The other attractive option from Sapporo – especially for those with a fondness for stretches of desolate coastline – is to take the long northern route up to Wakkanai, a very windy former trading post from where ferries depart to remote Rebun-tō and Rishiri-tō. From Wakkanai, you can continue down Rte 238 along the Sea of Okhotsk. (You could also do this stretch on the way to Akan and visit Daisetsuzan on the way back to Sapporo.)
Whichever path you take, you'll want to see Akan National Park, home to several brilliantly blue caldera lakes. From the Bihoro Pass there's a spectacular view of Kussharo-ko, Japan's largest caldera lake, and its central island Naka-jima. There's also a somewhat touristy Ainu Village on the shores of Akan-ko and a fantastic lodge near Kussharo-ko, Marukibune, serving traditional Ainu dishes.
Akan to Rausu & Nemuro
From Akan National Park head north until you reach Rte 334 on the coast, then turn east towards the Shiretoko Peninsula. At the end of the road is the waterfall, Kamuiwakka-yu-no-taki. You can take a dip (in a swimsuit) in the fall's lower pool; the water is warm as the river above is fed from a hot spring. Beyond is Shiretoko National Park – true wilderness, as no cars are allowed in. If you want to pause your road trip, consider tackling the Shiretoko Traverse, a two-day hike that spans the park. Otherwise you can enjoy the scenery while driving through the Shiretoko Pass, which goes by mountain Rausu-dake and beech forests. On the other side of the peninsula, on the Nemuro Strait, Rte 87 runs up the coast nearly to the tip. Here there are a couple of teeny-tiny onsen, such as Seseki Onsen. In the evening, the harbours on the east coast are illuminated by the lights of squid boats night fishing.
Nemuro is the other little finger stretching out on Hokkaidō's east coast. At the tip, Nosappu-misaki marks the easternmost part of Japan – those islands you can see on the horizon are Russia. There's not much else to see here, but there is a good place to eat: Suzuki Shokudō (32 Nosappu, Nemuro; 0153-28-3198) draws visitors from afar for its sanma-don (raw Pacific saury on rice) and its signature way of doing miso soup with a whole crab in it. The diner also runs a small raidā hausu (rider house), dirt-cheap dorm-style accommodation for motorcyclists and cyclists, of which Hokkaidō has many.
From Nemuro you can take Rte 44 down to Kushiro to visit the Japanese Crane Reserve. Kushiro also has an airport with flights back to Tokyo. Or continue down to Tomakomai, where you can catch the car ferry (sunflower.co.jp) that runs all the way to Oarai in Ibaraki (two hours north of Tokyo) in 17.5 hours. There is a public bath and a movie theatre on board!
- The best time of year to drive around Hokkaidō is mid-May through mid-October.
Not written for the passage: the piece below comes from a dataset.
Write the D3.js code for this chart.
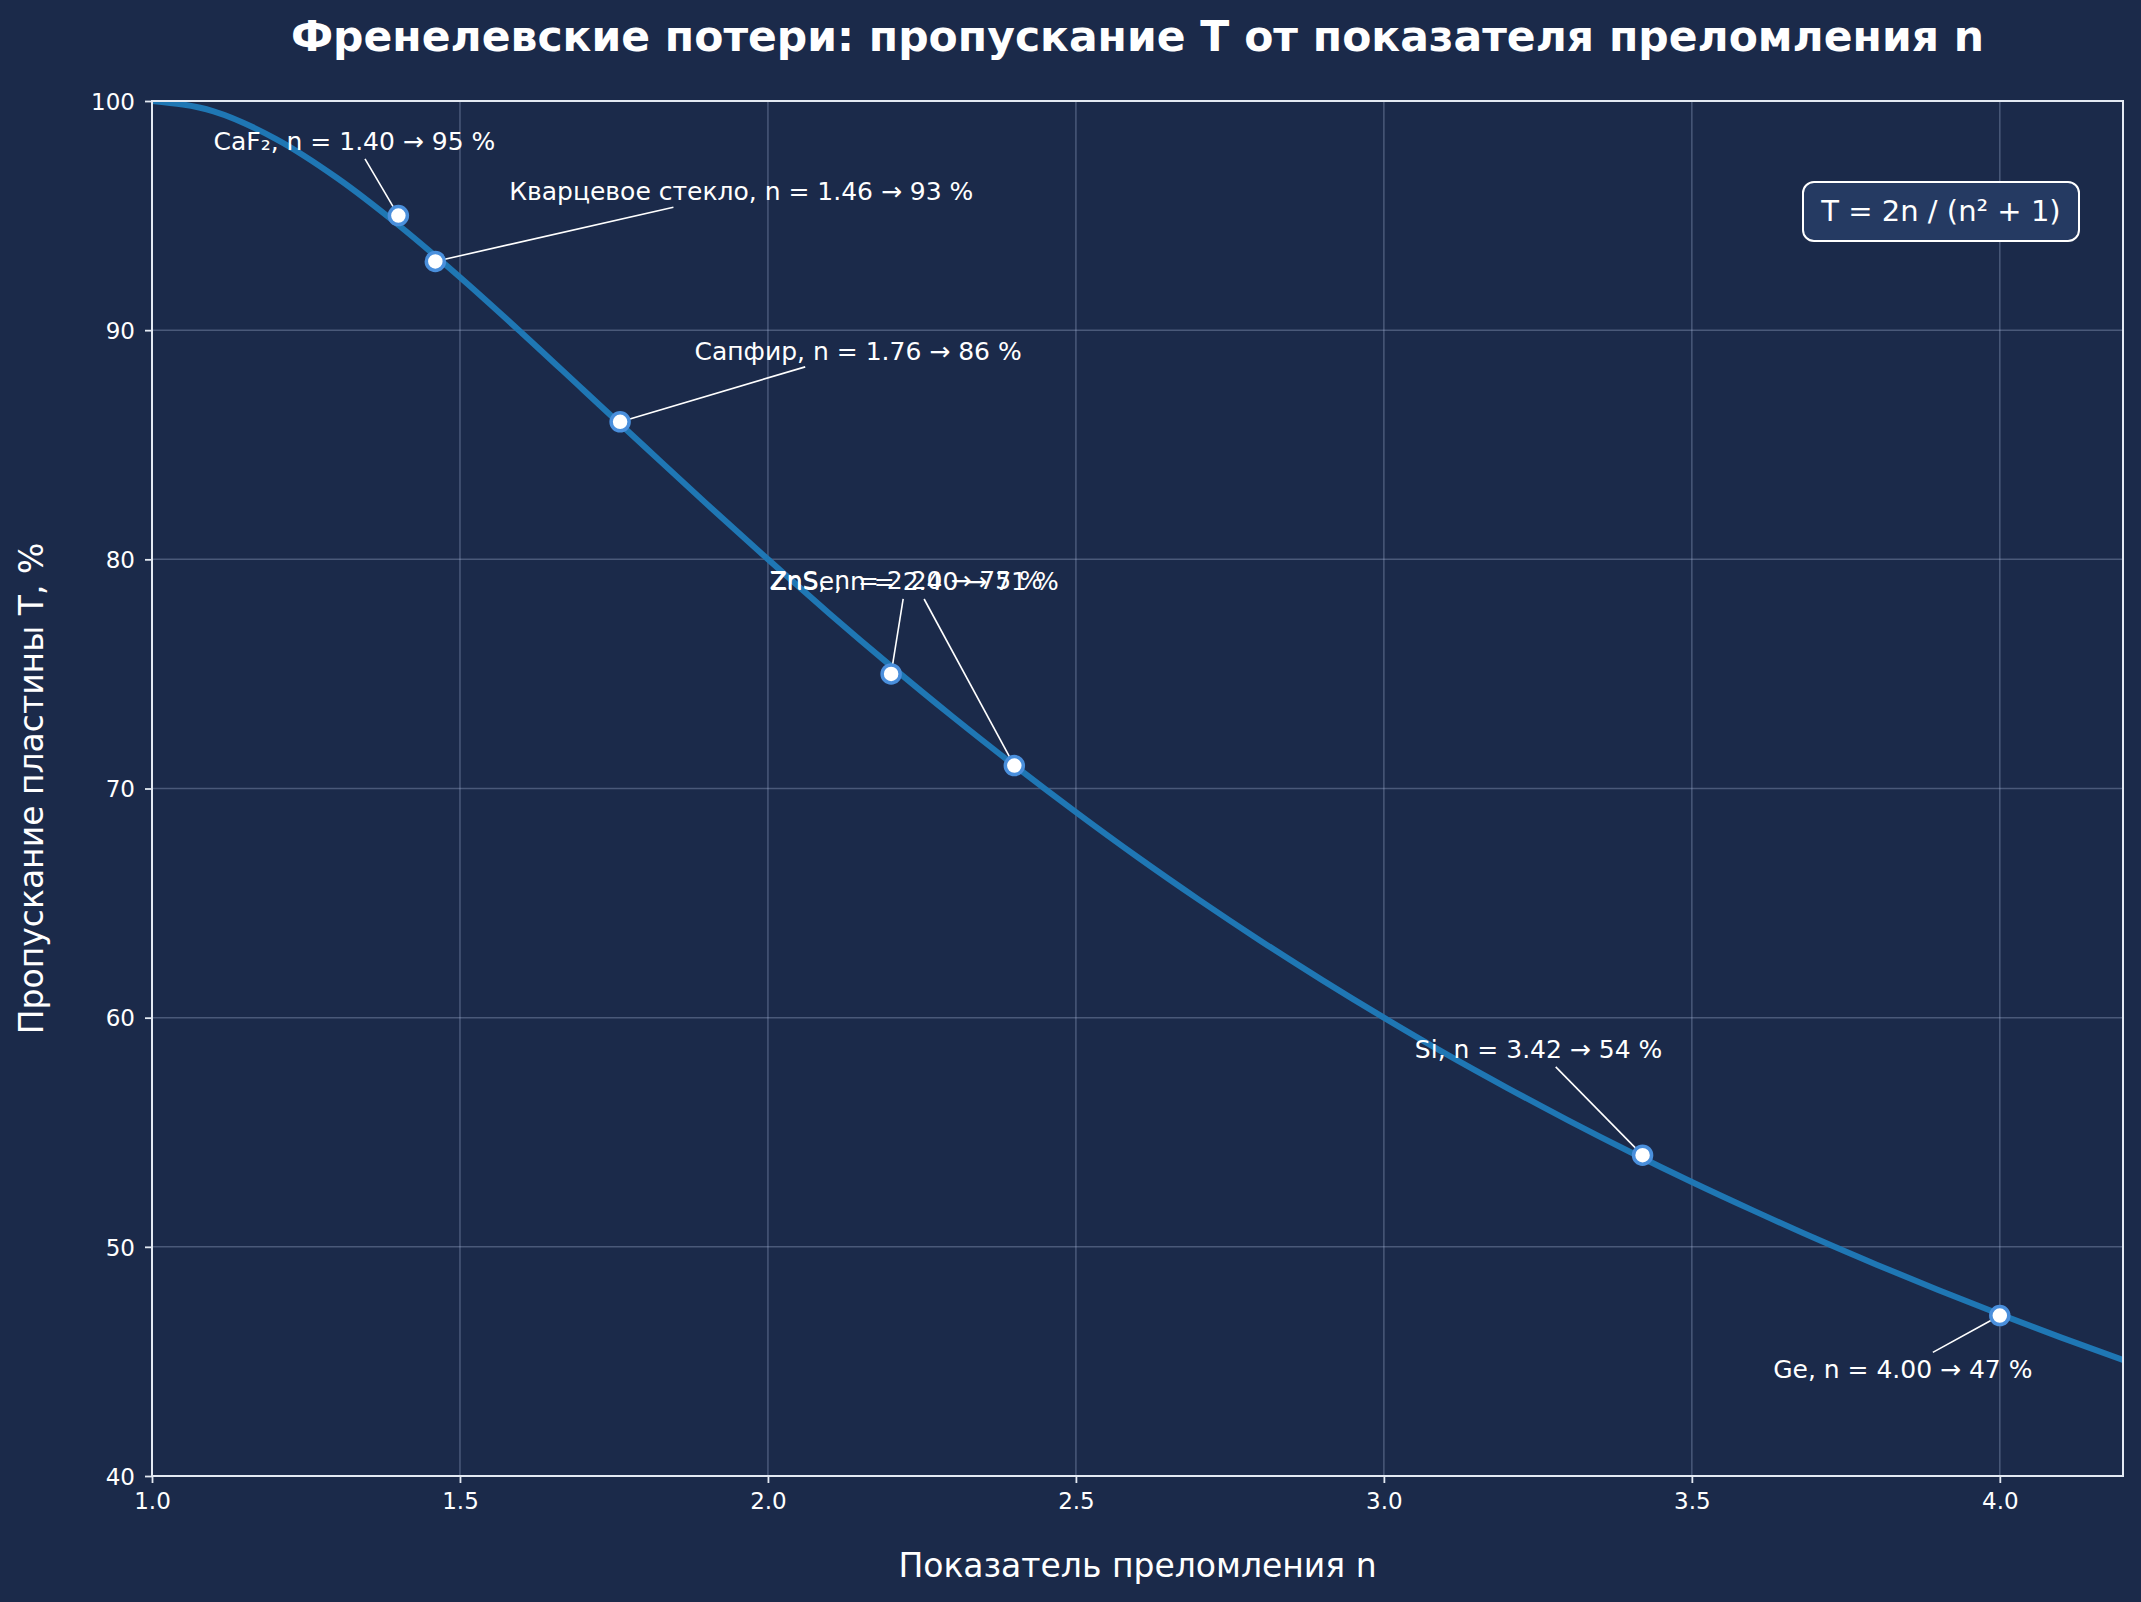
<!DOCTYPE html>
<html>
<head>
<meta charset="utf-8">
<script src="https://cdn.jsdelivr.net/npm/d3@7"></script>
<style>
  html, body { margin: 0; padding: 0; background: #1b2a4a; }
  text { font-family: "DejaVu Sans", sans-serif; fill: #ffffff; }
</style>
</head>
<body>
<div id="my_dataviz"></div>
<script>
// curve values (T in %, every 0.1 of n)
var nValues = [1.0, 1.1, 1.2, 1.3, 1.4, 1.5, 1.6, 1.7, 1.8, 1.9, 2.0, 2.1, 2.2, 2.3, 2.4, 2.5,
               2.6, 2.7, 2.8, 2.9, 3.0, 3.1, 3.2, 3.3, 3.4, 3.5, 3.6, 3.7, 3.8, 3.9, 4.0, 4.1, 4.2];
var tValues = [100.0, 99.55, 98.36, 96.65, 94.59, 92.31, 89.89, 87.40, 84.91, 82.43, 80.0, 77.63,
               75.34, 73.13, 71.01, 68.97, 67.01, 65.14, 63.35, 61.64, 60.0, 58.43, 56.94, 55.51,
               54.14, 52.83, 51.58, 50.37, 49.22, 48.12, 47.06, 46.04, 45.06];

// marked materials
var materials = ["CaF₂", "Кварцевое стекло", "Сапфир", "ZnS", "ZnSe", "Si", "Ge"];
var materialN = [1.40, 1.46, 1.76, 2.20, 2.40, 3.42, 4.00];
var materialT = [95, 93, 86, 75, 71, 54, 47];

var xTicks = [1.0, 1.5, 2.0, 2.5, 3.0, 3.5, 4.0];
var yTicks = [40, 50, 60, 70, 80, 90, 100];

// label offsets from the marker: [dx to text centre, dy to baseline], px
var labelOffsets = [[-44, -66], [306, -61], [238, -62], [15, -85], [-100, -176], [-104, -97], [-97, 62]];

var W = 2141, H = 1602;
var margin = {top: 101, right: 18, bottom: 126, left: 152},
    width = W - margin.left - margin.right,
    height = H - margin.top - margin.bottom;

var svg = d3.select("#my_dataviz")
  .append("svg")
    .attr("width", W)
    .attr("height", H);

svg.append("rect").attr("width", W).attr("height", H).attr("fill", "#1b2a4a");

var g = svg.append("g")
    .attr("transform", "translate(" + margin.left + "," + margin.top + ")");

var x = d3.scaleLinear().domain([1.0, 4.2]).range([0, width]);
var y = d3.scaleLinear().domain([40, 100]).range([height, 0]);

// grid
g.append("g")
  .selectAll("line")
  .data(xTicks)
  .enter().append("line")
    .attr("x1", function(d) { return x(d); })
    .attr("x2", function(d) { return x(d); })
    .attr("y1", 0).attr("y2", height)
    .attr("stroke", "rgba(170,185,220,0.33)").attr("stroke-width", 1.5);
g.append("g")
  .selectAll("line")
  .data(yTicks)
  .enter().append("line")
    .attr("y1", function(d) { return y(d); })
    .attr("y2", function(d) { return y(d); })
    .attr("x1", 0).attr("x2", width)
    .attr("stroke", "rgba(170,185,220,0.33)").attr("stroke-width", 1.5);

// axes
var xAxis = g.append("g")
  .attr("transform", "translate(0," + height + ")")
  .call(d3.axisBottom(x).tickValues(xTicks).tickFormat(d3.format(".1f")).tickSizeInner(7).tickSizeOuter(0).tickPadding(9));
var yAxis = g.append("g")
  .call(d3.axisLeft(y).tickValues(yTicks).tickFormat(d3.format("d")).tickSizeInner(7).tickSizeOuter(0).tickPadding(10));

[xAxis, yAxis].forEach(function(a) {
  a.select(".domain").remove();
  a.selectAll(".tick line").attr("stroke", "#e3e9f2").attr("stroke-width", 1.8);
  a.selectAll(".tick text").attr("fill", "#ffffff").style("font-size", "23px").style("font-family", "DejaVu Sans");
});
xAxis.selectAll(".tick text").attr("dy", "0.72em");
yAxis.selectAll(".tick text").attr("dy", "0.36em");

// curve
g.append("clipPath").attr("id", "plotclip")
  .append("rect").attr("width", width).attr("height", height);

var curveData = nValues.map(function(n, i) { return [n, tValues[i]]; });
g.append("path")
  .datum(curveData)
  .attr("clip-path", "url(#plotclip)")
  .attr("fill", "none")
  .attr("stroke", "#1f77b4")
  .attr("stroke-width", 6)
  .attr("d", d3.line()
    .x(function(d) { return x(d[0]); })
    .y(function(d) { return y(d[1]); })
    .curve(d3.curveMonotoneX));

// frame
g.append("rect")
  .attr("width", width).attr("height", height)
  .attr("fill", "none").attr("stroke", "#e3e9f2").attr("stroke-width", 2);

// annotations
var arrowG = g.append("g");
var labelG = g.append("g");
var fs = 25;
materials.forEach(function(m, i) {
  var px = x(materialN[i]), py = y(materialT[i]);
  var cx = px + labelOffsets[i][0], by = py + labelOffsets[i][1];
  var label = m + ", n = " + materialN[i].toFixed(2) + " → " + materialT[i] + " %";
  var t = labelG.append("text")
    .attr("x", cx).attr("y", by)
    .attr("text-anchor", "middle")
    .style("font-size", fs + "px")
    .text(label);
  var w = t.node().getComputedTextLength();
  var top = by - 0.93 * fs, bot = by + 0.236 * fs;
  var ccx = cx, ccy = (top + bot) / 2;
  var dx = px - ccx, dy = py - ccy;
  var tt = Math.min((w / 2) / Math.abs(dx || 1e-6), ((bot - top) / 2) / Math.abs(dy || 1e-6));
  var len = Math.sqrt(dx * dx + dy * dy), ux = dx / len, uy = dy / len;
  var sx = ccx + dx * tt + ux * 4, sy = ccy + dy * tt + uy * 4;
  arrowG.append("line")
    .attr("x1", sx).attr("y1", sy)
    .attr("x2", px - ux * 4).attr("y2", py - uy * 4)
    .attr("stroke", "#ffffff").attr("stroke-width", 1.6);
});

// markers
g.append("g")
  .selectAll("circle")
  .data(materialN)
  .enter().append("circle")
    .attr("cx", function(d) { return x(d); })
    .attr("cy", function(d, i) { return y(materialT[i]); })
    .attr("r", 9)
    .attr("fill", "#ffffff")
    .attr("stroke", "#4a8fdc")
    .attr("stroke-width", 3.5);

// formula box
svg.append("rect")
  .attr("x", 1803).attr("y", 182).attr("width", 276).attr("height", 59).attr("rx", 11)
  .attr("fill", "#253a62").attr("stroke", "#ffffff").attr("stroke-width", 2);
svg.append("text")
  .attr("x", 1941).attr("y", 221)
  .attr("text-anchor", "middle")
  .style("font-size", "29px")
  .text("T = 2n / (n² + 1)");

// title and axis labels
svg.append("text")
  .attr("x", margin.left + width / 2).attr("y", 51)
  .attr("text-anchor", "middle")
  .style("font-size", "42.5px").style("font-weight", "bold")
  .text("Френелевские потери: пропускание T от показателя преломления n");

svg.append("text")
  .attr("x", margin.left + width / 2).attr("y", 1577)
  .attr("text-anchor", "middle")
  .style("font-size", "33px")
  .text("Показатель преломления n");

svg.append("text")
  .attr("transform", "translate(43," + (margin.top + height / 2) + ") rotate(-90)")
  .attr("text-anchor", "middle")
  .style("font-size", "33px")
  .text("Пропускание пластины T, %");
</script>
</body>
</html>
Any later and snow threatens to cover mountain passes and ice can be a problem. Note that Daisetsuzan is the first place in Japan to see snow, usually in September. You might also want to give crowded July and August a miss.
- For a route heading from Hakodate to Kushiro, budget at least a week to allow for sightseeing, soaking and hiking time. In 10 days you could also go up to Wakkanai and visit the islands Rebun-tō and Rishiri-tō. But to get the most out of your time, take the one-way trip through the central Hokkaidō, return the car at the other end and fly out.
- Nippon Rent-a-Car Hokkaidō (nrh.co.jp) has offices at all airports in Hokkaidō and major train stations, such as Hakodate, Sapporo and Abashiri. It is possible to pick up and drop off the car at different locations. Some cars are equipped with English GPS systems.
- Navigating in Japan is easier than you might think: rental cars come standard with GPS devices that allow you to program the phone number of your destination (much easier than imputing complicated Japanese addresses).
- Hokkaidō's roads are well paved and well signposted in English. What you won't see noted in English is road closures, so if you're travelling around the shoulder periods (April, May, October and November), it's a good idea to run your route by someone before heading out. You'll also need to keep an eye on the speedometer (as the limits can be irrationally low) and look out for wildlife, such as deer.
- Most towns will have a petrol station and a convenience store, though it is wise to not let yourself get under half a tank. Many petrol stations close around 7pm or 8pm.
- Hokkaidō has dozens of campgrounds – you can search the full list at the official tourism website (en.visit-hokkaido2.jp). Those on two wheels can also take advantage of the region's network of rider houses, listed at Hatinosu (hatinosu.net, in Japanese); these can fill up fast in the summer so it's smart to ring ahead.